I enjoyed my meal while sitting in my car and wondering, just like I do on any other night I find myself staring into space in that particular part of town, if any of this matters. The day before, the youth faction of Extinction Rebellion staged a die in at the Hollywood sign, on that same popular path to the Observatory. “There’s no Hollywood on a dead planet,” they chanted. “Will Hollywood declare a climate emergency at the Oscars tonight?” Later on Instagram, they applauded Joaquin’s speech and the win of Parasite, but the answer, obviously, was no. The total impact was that Oscar guests enjoyed vegetarian canapés inside a ballroom while their drivers idled outside for hours in 14 MPG Escalades. There’s no real net-morality equation that applies to anything relating to this town. A film about capitalism’s inescapable game of brutality won Best Picture, then had its own after party at Soho House. Wolfgang went plant-based at 9 pm, so In-N-Out could sling burgers at midnight. Joaquin said “inseminated beef” out loud and I still ate some and liked it.

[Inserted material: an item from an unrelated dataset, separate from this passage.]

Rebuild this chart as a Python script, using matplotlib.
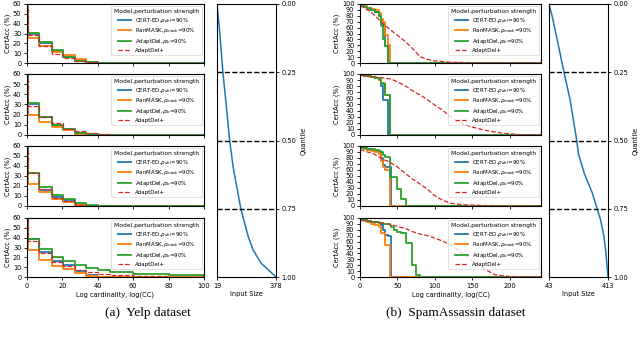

After my last straw disappointment of seeing yet another old dapper man who was not Al Pacino, I decided to call it a night. It was after 11 pm; the Governor’s Ball had probably wrapped, and if any Oscars attendee was hungry before heading to Annenberg, they would have driven through by now. Since Hollywood Boulevard was still blocked off with traffic cone barricades, I took the longer way home down Sunset as the In-N-Out rumbled uneasily in my stomach. I drifted past the corporate office buildings where all the people who I'd actually seen at the fast food chain would show up to work tomorrow, and I wondered what the stars were up to. It was easy to imagine them in front of the burger truck, jokingly looking over their shoulder to see if Joaquin was judging, or whispering that they were still hungry after the catering, as they waited in line. Maybe they felt shy taking the post-awards burger selfies this year and the guilt won out. Maybe they suddenly felt weird about it all—the movie business, morals, meat, meaning. At the end of the night, if that were to be true, wouldn’t that the most relatable content of all? To exist here in Hollywood, and feel both In, N Out of all of this at the same time?